BEIRUT, (Reuters) – The leader of Lebanon’s Hezbollah said his militant group was capable of striking any target in neighboring Israel, saying “the days when we fled and they did not are over”.
“Today we are not only able to hit Tel Aviv as a city but, God willing, we are able to hit specific targets in Tel Aviv and anywhere in occupied Palestine,” Sayyed Hassan Nasrallah said in a televised address.
“For every building destroyed in Dahiya, a building will be destroyed in Tel Aviv,” he said, referring to Hezbollah’s stronghold in a suburb of southern Beirut.
Nasrallah’s comments were some of his harshest words against Israel in several months, and came amid rising tensions between Israel and Hezbollah’s main backer, Iran.

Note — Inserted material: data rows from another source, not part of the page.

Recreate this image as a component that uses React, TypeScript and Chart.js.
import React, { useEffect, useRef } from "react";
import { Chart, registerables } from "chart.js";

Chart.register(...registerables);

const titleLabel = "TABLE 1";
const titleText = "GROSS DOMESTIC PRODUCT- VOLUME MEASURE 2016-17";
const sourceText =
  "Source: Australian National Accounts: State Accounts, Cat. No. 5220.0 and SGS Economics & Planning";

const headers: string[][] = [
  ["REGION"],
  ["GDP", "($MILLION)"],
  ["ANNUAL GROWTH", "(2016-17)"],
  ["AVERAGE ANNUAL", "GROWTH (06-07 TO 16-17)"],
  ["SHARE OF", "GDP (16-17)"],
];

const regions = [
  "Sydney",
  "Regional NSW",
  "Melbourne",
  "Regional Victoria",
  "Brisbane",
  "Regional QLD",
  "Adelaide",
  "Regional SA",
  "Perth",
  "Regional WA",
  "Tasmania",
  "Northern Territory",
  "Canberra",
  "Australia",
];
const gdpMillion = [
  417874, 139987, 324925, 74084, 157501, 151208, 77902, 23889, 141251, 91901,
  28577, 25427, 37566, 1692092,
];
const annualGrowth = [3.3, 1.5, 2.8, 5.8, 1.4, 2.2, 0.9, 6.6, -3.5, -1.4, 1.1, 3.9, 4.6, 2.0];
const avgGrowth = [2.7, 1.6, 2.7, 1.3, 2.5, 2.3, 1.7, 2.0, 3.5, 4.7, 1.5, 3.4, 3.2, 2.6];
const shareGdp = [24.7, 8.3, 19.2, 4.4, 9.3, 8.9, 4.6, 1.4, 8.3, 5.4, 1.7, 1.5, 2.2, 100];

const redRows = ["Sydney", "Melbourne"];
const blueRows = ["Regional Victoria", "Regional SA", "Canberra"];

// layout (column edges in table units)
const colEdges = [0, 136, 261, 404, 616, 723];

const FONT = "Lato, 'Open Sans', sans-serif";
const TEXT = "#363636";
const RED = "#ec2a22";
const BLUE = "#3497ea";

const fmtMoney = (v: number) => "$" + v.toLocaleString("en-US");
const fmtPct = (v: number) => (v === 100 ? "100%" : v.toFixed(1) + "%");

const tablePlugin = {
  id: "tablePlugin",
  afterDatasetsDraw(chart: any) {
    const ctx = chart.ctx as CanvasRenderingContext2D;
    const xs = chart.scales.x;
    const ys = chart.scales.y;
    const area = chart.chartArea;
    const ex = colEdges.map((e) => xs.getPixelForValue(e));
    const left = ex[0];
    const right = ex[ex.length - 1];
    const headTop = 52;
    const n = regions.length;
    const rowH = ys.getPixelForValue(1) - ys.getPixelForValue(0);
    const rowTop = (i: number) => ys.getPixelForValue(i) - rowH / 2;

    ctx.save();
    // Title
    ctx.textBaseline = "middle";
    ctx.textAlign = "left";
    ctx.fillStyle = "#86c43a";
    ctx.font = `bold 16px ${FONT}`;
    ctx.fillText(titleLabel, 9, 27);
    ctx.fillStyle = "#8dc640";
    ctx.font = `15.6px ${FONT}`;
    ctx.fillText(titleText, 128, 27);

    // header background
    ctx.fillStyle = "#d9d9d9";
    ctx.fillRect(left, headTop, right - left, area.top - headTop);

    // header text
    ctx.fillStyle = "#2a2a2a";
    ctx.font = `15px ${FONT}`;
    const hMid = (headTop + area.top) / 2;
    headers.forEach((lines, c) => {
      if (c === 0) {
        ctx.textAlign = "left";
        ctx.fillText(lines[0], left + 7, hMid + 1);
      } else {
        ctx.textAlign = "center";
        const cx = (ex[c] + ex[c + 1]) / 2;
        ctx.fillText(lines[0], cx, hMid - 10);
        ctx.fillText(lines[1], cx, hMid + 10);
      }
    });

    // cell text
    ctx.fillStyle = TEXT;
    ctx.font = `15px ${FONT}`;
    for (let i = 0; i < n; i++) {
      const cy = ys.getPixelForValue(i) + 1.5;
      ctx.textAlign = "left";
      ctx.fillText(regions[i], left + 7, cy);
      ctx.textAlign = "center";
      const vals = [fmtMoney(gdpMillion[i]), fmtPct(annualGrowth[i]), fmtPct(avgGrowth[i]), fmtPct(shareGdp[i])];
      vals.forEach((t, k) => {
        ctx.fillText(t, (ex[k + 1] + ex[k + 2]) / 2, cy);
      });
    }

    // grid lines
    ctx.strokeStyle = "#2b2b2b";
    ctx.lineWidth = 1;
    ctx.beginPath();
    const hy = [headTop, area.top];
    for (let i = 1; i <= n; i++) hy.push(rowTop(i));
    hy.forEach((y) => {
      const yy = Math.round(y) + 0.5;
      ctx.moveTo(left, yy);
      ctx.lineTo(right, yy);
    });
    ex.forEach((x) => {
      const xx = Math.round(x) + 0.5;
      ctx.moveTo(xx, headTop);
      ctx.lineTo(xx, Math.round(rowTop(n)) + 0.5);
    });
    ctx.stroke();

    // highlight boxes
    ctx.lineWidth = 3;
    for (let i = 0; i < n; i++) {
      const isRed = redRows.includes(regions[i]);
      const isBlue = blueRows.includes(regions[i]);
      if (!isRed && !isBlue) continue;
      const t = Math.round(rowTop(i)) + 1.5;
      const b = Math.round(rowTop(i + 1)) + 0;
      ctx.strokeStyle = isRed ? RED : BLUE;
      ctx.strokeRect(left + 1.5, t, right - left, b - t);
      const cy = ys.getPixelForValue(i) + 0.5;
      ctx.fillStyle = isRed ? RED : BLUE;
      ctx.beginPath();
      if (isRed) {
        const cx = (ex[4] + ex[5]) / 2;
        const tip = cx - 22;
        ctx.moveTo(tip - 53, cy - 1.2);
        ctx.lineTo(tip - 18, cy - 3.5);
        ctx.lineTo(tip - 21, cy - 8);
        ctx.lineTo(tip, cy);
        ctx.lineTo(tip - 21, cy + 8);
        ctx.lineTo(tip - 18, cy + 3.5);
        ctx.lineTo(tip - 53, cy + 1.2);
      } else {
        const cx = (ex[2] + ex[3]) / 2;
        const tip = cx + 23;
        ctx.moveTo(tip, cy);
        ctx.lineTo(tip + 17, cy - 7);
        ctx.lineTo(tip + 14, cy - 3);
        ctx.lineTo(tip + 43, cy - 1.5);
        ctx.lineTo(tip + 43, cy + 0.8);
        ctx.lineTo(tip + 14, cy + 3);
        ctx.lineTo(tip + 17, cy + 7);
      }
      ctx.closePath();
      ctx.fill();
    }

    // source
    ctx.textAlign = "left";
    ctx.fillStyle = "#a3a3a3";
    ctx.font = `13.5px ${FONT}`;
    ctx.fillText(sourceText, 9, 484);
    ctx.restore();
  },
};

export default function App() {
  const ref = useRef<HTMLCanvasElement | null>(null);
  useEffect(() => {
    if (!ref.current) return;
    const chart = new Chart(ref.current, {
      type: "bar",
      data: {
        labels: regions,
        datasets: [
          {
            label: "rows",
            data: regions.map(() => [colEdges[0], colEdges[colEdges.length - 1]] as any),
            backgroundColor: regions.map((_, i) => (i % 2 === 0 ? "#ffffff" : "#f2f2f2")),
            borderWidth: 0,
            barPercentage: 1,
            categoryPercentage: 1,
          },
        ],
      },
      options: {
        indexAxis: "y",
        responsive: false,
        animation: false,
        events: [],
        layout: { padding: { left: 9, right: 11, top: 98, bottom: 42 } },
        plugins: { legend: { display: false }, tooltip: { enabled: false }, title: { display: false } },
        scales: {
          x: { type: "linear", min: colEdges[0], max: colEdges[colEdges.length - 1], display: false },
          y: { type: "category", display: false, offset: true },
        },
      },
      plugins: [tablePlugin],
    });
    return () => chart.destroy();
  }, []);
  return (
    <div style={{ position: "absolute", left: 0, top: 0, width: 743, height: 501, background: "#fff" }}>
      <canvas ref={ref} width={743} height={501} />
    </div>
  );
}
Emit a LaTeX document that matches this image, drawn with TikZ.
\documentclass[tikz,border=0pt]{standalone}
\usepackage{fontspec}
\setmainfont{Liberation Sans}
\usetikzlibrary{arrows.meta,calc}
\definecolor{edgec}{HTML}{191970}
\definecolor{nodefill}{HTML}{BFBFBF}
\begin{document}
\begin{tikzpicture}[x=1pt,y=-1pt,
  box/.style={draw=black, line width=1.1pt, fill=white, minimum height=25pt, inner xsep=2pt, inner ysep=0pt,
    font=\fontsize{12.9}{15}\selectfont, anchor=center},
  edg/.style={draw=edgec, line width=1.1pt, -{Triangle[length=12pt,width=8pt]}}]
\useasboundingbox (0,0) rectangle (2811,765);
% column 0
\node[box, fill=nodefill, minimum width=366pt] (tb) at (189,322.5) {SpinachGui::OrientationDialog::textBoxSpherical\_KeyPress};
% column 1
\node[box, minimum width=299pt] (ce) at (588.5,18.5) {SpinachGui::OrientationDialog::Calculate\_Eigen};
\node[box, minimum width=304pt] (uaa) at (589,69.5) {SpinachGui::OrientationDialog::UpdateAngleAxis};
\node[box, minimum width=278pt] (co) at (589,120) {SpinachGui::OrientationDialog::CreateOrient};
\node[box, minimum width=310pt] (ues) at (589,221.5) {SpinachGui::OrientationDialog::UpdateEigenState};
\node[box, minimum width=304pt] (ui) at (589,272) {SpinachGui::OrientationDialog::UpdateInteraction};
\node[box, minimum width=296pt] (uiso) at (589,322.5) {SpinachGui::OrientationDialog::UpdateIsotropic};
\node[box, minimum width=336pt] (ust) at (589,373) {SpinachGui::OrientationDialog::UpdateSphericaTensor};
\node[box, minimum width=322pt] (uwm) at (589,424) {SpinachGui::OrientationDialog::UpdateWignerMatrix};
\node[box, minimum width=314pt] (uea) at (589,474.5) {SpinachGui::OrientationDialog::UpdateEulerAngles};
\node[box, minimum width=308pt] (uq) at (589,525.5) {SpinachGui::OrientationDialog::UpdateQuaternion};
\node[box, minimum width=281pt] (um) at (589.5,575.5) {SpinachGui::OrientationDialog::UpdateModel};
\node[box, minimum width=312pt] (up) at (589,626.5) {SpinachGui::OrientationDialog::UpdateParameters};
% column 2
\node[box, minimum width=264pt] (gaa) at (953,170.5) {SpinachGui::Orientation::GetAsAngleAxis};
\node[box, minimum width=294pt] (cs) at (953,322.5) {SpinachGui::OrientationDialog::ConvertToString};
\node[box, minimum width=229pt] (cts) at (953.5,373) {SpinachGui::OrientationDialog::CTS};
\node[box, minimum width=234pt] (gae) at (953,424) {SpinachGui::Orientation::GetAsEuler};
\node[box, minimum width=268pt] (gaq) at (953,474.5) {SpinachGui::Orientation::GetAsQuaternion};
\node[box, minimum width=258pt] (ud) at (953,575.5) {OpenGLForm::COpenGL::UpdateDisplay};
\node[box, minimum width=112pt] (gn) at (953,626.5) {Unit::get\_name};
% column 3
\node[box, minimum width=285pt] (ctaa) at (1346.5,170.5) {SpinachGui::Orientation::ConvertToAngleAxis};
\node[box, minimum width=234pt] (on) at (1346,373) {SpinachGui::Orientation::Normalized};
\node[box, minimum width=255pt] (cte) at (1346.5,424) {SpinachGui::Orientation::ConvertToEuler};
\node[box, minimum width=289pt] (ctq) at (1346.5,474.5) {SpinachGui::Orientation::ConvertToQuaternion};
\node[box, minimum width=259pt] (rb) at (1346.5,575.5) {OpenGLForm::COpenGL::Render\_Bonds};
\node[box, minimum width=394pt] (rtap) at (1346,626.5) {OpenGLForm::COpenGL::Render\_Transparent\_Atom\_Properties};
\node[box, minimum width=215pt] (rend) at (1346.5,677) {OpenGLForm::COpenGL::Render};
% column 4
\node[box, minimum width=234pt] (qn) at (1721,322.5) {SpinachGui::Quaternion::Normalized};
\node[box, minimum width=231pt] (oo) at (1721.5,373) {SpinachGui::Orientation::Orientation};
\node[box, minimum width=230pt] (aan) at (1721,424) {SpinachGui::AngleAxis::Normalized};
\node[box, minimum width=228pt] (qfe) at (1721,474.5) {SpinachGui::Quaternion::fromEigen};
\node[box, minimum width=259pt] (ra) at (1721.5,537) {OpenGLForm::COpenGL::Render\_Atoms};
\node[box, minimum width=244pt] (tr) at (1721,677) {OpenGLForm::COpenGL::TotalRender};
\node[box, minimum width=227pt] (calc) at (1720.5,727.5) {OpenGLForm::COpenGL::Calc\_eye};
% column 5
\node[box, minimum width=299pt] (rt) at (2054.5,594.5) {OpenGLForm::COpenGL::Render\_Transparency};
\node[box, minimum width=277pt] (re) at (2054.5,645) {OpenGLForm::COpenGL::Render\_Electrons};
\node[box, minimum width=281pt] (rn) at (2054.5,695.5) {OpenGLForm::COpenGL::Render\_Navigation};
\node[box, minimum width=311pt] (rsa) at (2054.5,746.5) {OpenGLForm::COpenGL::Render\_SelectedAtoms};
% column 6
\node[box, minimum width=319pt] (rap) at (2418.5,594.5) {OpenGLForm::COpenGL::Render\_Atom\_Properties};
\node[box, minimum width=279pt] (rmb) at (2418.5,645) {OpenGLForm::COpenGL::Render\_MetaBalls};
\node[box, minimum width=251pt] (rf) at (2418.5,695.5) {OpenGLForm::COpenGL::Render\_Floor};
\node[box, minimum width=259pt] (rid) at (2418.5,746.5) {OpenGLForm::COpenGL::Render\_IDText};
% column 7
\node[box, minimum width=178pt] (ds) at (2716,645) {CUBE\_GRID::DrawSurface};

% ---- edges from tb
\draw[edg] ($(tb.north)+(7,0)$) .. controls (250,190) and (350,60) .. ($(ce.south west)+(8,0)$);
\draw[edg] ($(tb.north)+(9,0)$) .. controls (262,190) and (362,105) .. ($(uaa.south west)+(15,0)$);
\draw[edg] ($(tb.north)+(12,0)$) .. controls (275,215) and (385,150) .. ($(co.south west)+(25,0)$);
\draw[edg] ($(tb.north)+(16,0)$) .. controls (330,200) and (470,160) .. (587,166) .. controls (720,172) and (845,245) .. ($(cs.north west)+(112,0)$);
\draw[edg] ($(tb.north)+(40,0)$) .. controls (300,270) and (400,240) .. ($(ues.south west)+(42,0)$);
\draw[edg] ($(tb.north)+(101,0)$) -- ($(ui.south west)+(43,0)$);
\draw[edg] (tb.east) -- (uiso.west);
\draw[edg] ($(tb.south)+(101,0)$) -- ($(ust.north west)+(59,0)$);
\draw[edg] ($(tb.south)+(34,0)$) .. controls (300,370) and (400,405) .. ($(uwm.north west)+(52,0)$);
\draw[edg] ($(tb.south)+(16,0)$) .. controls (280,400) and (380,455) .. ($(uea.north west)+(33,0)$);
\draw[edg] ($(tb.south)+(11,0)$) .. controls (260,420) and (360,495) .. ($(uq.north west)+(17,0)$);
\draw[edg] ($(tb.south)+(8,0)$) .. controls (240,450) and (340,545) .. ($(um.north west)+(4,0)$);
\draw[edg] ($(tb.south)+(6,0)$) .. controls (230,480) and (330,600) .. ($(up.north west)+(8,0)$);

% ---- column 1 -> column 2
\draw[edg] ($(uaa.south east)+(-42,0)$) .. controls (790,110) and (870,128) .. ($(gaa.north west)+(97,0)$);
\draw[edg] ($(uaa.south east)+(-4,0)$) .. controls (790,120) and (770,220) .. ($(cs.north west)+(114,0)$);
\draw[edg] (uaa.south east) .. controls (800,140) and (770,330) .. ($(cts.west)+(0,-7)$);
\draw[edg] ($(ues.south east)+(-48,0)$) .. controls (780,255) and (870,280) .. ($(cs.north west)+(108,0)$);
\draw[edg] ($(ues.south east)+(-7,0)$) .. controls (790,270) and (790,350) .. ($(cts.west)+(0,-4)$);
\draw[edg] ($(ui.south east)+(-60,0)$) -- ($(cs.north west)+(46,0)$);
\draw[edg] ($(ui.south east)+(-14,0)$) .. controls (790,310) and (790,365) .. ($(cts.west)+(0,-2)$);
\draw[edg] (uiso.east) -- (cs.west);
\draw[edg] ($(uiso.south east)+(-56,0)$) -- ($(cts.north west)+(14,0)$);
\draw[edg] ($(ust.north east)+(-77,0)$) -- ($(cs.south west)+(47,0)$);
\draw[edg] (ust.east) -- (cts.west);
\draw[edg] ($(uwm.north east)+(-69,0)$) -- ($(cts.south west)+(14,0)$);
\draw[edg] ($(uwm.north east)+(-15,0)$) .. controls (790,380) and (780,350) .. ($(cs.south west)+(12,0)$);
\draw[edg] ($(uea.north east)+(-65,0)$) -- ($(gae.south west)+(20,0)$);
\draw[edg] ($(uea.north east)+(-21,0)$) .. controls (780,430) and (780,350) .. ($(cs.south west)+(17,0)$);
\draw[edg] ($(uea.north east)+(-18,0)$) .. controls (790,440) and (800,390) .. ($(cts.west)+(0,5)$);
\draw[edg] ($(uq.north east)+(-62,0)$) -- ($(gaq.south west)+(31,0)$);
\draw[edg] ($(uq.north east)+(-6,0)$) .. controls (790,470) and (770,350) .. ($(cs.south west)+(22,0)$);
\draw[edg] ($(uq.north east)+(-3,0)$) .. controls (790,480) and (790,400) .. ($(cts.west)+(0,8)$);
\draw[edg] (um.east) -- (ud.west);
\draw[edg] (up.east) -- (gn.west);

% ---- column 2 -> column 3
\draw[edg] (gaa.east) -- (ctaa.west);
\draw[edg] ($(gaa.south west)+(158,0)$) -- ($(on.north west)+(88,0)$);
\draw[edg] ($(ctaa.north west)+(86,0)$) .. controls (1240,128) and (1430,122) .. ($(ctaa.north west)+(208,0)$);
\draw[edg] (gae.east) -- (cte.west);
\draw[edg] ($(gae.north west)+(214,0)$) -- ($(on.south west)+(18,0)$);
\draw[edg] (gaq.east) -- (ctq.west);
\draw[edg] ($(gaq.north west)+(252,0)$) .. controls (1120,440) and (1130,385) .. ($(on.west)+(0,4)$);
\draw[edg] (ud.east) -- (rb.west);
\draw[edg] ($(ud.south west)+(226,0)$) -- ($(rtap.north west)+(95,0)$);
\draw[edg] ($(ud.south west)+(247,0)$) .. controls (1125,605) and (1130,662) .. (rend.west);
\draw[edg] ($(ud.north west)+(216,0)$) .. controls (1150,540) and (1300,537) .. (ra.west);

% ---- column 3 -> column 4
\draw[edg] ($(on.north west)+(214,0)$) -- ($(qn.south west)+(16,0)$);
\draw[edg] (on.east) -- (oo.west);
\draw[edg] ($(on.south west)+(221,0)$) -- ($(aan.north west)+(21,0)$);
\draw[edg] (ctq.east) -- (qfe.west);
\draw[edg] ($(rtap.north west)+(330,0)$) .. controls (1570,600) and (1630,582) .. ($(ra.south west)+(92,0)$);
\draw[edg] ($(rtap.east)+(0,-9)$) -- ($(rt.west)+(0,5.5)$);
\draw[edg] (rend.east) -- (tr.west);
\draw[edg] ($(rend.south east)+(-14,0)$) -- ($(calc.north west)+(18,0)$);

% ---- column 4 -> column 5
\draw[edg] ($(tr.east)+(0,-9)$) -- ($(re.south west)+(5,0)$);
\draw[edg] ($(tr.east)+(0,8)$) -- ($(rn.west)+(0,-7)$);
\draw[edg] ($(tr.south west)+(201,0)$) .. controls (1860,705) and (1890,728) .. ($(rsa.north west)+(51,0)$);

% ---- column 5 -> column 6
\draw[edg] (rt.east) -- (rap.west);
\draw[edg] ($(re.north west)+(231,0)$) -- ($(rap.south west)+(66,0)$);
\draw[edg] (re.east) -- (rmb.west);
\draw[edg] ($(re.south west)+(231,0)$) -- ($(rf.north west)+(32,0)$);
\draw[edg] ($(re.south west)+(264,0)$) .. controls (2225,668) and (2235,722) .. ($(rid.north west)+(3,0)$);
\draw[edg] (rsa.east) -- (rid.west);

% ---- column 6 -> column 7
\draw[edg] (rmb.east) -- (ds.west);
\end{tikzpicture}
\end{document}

Israel argues Iran’s nuclear enrichment project is being used to make an atomic bomb and has warned it could launch a strike to stop Tehran. Iran says its nuclear program is for civilian purposes.
Hezbollah has long been seen as a proxy for Iran and Syria and many analysts believe that in the event of an Israeli attack on Iran, Hezbollah could return fire.
“The days when we were forced from our homes and they were not forced from theirs are over,” Nasrallah said, to cheers from a crowd of supporters watching his speech.
“The days when we were afraid and they were not are over,” he said. “And we say to them: The time has come when we will remain and you will be the ones who disappear.”
Hezbollah is both a powerful political party and militant group in Lebanon and fought a war with Israel in 2006. The group claimed it won a victory even though Lebanon suffered high casualties and many areas were heavily bombed.
Nasrallah was speaking at an event to mark the completion of Hezbollah’s renovation projects for neighborhoods in southern Beirut that were damaged by Israeli bombing in the 2006 war.